**Task prompt**
Print all of the lines exactly. Any picture among them stays out.

--- start of Data section ---

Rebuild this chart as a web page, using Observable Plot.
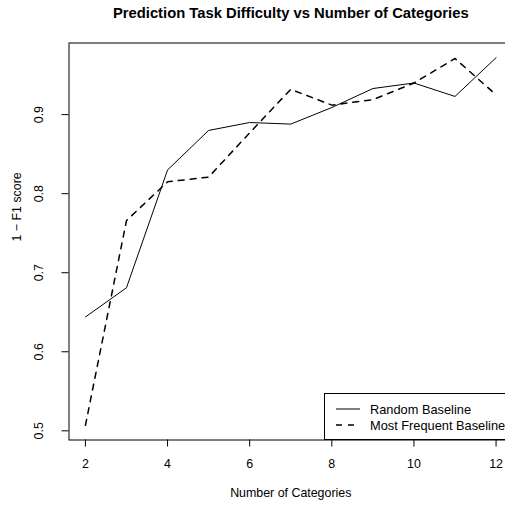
<!DOCTYPE html>
<html>
<head>
<meta charset="utf-8">
<script src="https://cdn.jsdelivr.net/npm/d3@7"></script>
<script src="https://cdn.jsdelivr.net/npm/@observablehq/plot@0.6"></script>
<style>
  html, body { margin: 0; padding: 0; background: white; overflow: hidden; }
  #wrap { position: relative; width: 505px; height: 505px; overflow: hidden; font-family: "Liberation Sans", Arial, Helvetica, sans-serif; }
  #chart svg { max-width: none !important; width: 512px !important; height: 505px !important; display: block; }
  #legend { position: absolute; left: 324px; top: 393px; width: 190px; height: 47px; border: 1px solid black; background: white; box-sizing: border-box; font-size: 12.8px; }
  .row { position: absolute; left: 11px; height: 14px; display: flex; align-items: center; white-space: nowrap; }
  .row svg { margin-right: 10px; }
</style>
</head>
<body>
<div id="wrap">
  <div id="chart"></div>
  <div id="legend">
    <div class="row" style="top:8px"><svg width="24" height="4"><line x1="0" x2="24" y1="2" y2="2" stroke="black" stroke-width="1"/></svg><span id="lg1"></span></div>
    <div class="row" style="top:24px"><svg width="24" height="4"><line x1="0" x2="24" y1="2" y2="2" stroke="black" stroke-width="1.5" stroke-dasharray="6,6"/></svg><span id="lg2"></span></div>
  </div>
</div>
<script>
const categories = [2, 3, 4, 5, 6, 7, 8, 9, 10, 11, 12];
const randomBaseline = [0.644, 0.681, 0.830, 0.880, 0.890, 0.888, 0.909, 0.933, 0.940, 0.923, 0.972];
const mostFrequentBaseline = [0.507, 0.766, 0.815, 0.821, 0.877, 0.932, 0.912, 0.919, 0.940, 0.971, 0.925];
const seriesNames = ["Random Baseline", "Most Frequent Baseline"];
const xTicks = [2, 4, 6, 8, 10, 12];
const yTicks = [0.5, 0.6, 0.7, 0.8, 0.9];
const title = "Prediction Task Difficulty vs Number of Categories";
const xLabel = "Number of Categories";
const yLabel = "1 \u2212 F1 score";

const table = categories.map((c, i) => ({c, random: randomBaseline[i], freq: mostFrequentBaseline[i]}));

// R-style 4% axis extension
function ext(a) { const [lo, hi] = d3.extent(a); const r = hi - lo; return [lo - 0.04 * r, hi + 0.04 * r]; }
const xDomain = ext(categories);
const yDomain = ext(randomBaseline.concat(mostFrequentBaseline));

const fs = 12.4;
const chart = Plot.plot({
  width: 512,
  height: 505,
  marginLeft: 68.5,
  marginRight: 0,
  marginTop: 42.5,
  marginBottom: 65.5,
  style: {fontFamily: "'Liberation Sans', Arial, Helvetica, sans-serif", fontSize: fs + "px", background: "white", color: "black", maxWidth: "none"},
  x: {domain: xDomain},
  y: {domain: yDomain},
  marks: [
    Plot.frame({stroke: "black"}),
    Plot.axisX(xTicks, {tickSize: 7, fill: "none", label: null, stroke: "black"}),
    Plot.axisY(yTicks, {tickSize: 7, fill: "none", label: null, stroke: "black"}),
    Plot.text(xTicks, {x: d => d, text: d => String(d), frameAnchor: "bottom", dy: 24, lineAnchor: "middle", fontSize: fs, fill: "black"}),
    Plot.text(yTicks, {y: d => d, text: d => d.toFixed(1), frameAnchor: "left", dx: -29.5, rotate: -90, textAnchor: "middle", lineAnchor: "middle", fontSize: fs, fill: "black"}),
    Plot.text([xLabel], {text: d => d, frameAnchor: "bottom", dy: 53, lineAnchor: "middle", fontSize: fs, fill: "black"}),
    Plot.text([yLabel], {text: d => d, frameAnchor: "left", dx: -52, rotate: -90, lineAnchor: "middle", fontSize: fs, fill: "black"}),
    Plot.text([title], {text: d => d, frameAnchor: "top", dy: -29.5, lineAnchor: "middle", fontSize: 14.8, fontWeight: "bold", fill: "black"}),
    Plot.line(table, {x: "c", y: "random", stroke: "black", strokeWidth: 1}),
    Plot.line(table, {x: "c", y: "freq", stroke: "black", strokeWidth: 1.5, strokeDasharray: "6,6"})
  ]
});
document.getElementById("chart").appendChild(chart);
document.getElementById("lg1").textContent = seriesNames[0];
document.getElementById("lg2").textContent = seriesNames[1];
</script>
</body>
</html>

--- end of Data section ---

**Correct response**
Rebuild this chart as a web page, using Observable Plot.
<!DOCTYPE html>
<html>
<head>
<meta charset="utf-8">
<script src="https://cdn.jsdelivr.net/npm/d3@7"></script>
<script src="https://cdn.jsdelivr.net/npm/@observablehq/plot@0.6"></script>
<style>
  html, body { margin: 0; padding: 0; background: white; overflow: hidden; }
  #wrap { position: relative; width: 505px; height: 505px; overflow: hidden; font-family: "Liberation Sans", Arial, Helvetica, sans-serif; }
  #chart svg { max-width: none !important; width: 512px !important; height: 505px !important; display: block; }
  #legend { position: absolute; left: 324px; top: 393px; width: 190px; height: 47px; border: 1px solid black; background: white; box-sizing: border-box; font-size: 12.8px; }
  .row { position: absolute; left: 11px; height: 14px; display: flex; align-items: center; white-space: nowrap; }
  .row svg { margin-right: 10px; }
</style>
</head>
<body>
<div id="wrap">
  <div id="chart"></div>
  <div id="legend">
    <div class="row" style="top:8px"><svg width="24" height="4"><line x1="0" x2="24" y1="2" y2="2" stroke="black" stroke-width="1"/></svg><span id="lg1"></span></div>
    <div class="row" style="top:24px"><svg width="24" height="4"><line x1="0" x2="24" y1="2" y2="2" stroke="black" stroke-width="1.5" stroke-dasharray="6,6"/></svg><span id="lg2"></span></div>
  </div>
</div>
<script>
const categories = [2, 3, 4, 5, 6, 7, 8, 9, 10, 11, 12];
const randomBaseline = [0.644, 0.681, 0.830, 0.880, 0.890, 0.888, 0.909, 0.933, 0.940, 0.923, 0.972];
const mostFrequentBaseline = [0.507, 0.766, 0.815, 0.821, 0.877, 0.932, 0.912, 0.919, 0.940, 0.971, 0.925];
const seriesNames = ["Random Baseline", "Most Frequent Baseline"];
const xTicks = [2, 4, 6, 8, 10, 12];
const yTicks = [0.5, 0.6, 0.7, 0.8, 0.9];
const title = "Prediction Task Difficulty vs Number of Categories";
const xLabel = "Number of Categories";
const yLabel = "1 \u2212 F1 score";

const table = categories.map((c, i) => ({c, random: randomBaseline[i], freq: mostFrequentBaseline[i]}));

// R-style 4% axis extension
function ext(a) { const [lo, hi] = d3.extent(a); const r = hi - lo; return [lo - 0.04 * r, hi + 0.04 * r]; }
const xDomain = ext(categories);
const yDomain = ext(randomBaseline.concat(mostFrequentBaseline));

const fs = 12.4;
const chart = Plot.plot({
  width: 512,
  height: 505,
  marginLeft: 68.5,
  marginRight: 0,
  marginTop: 42.5,
  marginBottom: 65.5,
  style: {fontFamily: "'Liberation Sans', Arial, Helvetica, sans-serif", fontSize: fs + "px", background: "white", color: "black", maxWidth: "none"},
  x: {domain: xDomain},
  y: {domain: yDomain},
  marks: [
    Plot.frame({stroke: "black"}),
    Plot.axisX(xTicks, {tickSize: 7, fill: "none", label: null, stroke: "black"}),
    Plot.axisY(yTicks, {tickSize: 7, fill: "none", label: null, stroke: "black"}),
    Plot.text(xTicks, {x: d => d, text: d => String(d), frameAnchor: "bottom", dy: 24, lineAnchor: "middle", fontSize: fs, fill: "black"}),
    Plot.text(yTicks, {y: d => d, text: d => d.toFixed(1), frameAnchor: "left", dx: -29.5, rotate: -90, textAnchor: "middle", lineAnchor: "middle", fontSize: fs, fill: "black"}),
    Plot.text([xLabel], {text: d => d, frameAnchor: "bottom", dy: 53, lineAnchor: "middle", fontSize: fs, fill: "black"}),
    Plot.text([yLabel], {text: d => d, frameAnchor: "left", dx: -52, rotate: -90, lineAnchor: "middle", fontSize: fs, fill: "black"}),
    Plot.text([title], {text: d => d, frameAnchor: "top", dy: -29.5, lineAnchor: "middle", fontSize: 14.8, fontWeight: "bold", fill: "black"}),
    Plot.line(table, {x: "c", y: "random", stroke: "black", strokeWidth: 1}),
    Plot.line(table, {x: "c", y: "freq", stroke: "black", strokeWidth: 1.5, strokeDasharray: "6,6"})
  ]
});
document.getElementById("chart").appendChild(chart);
document.getElementById("lg1").textContent = seriesNames[0];
document.getElementById("lg2").textContent = seriesNames[1];
</script>
</body>
</html>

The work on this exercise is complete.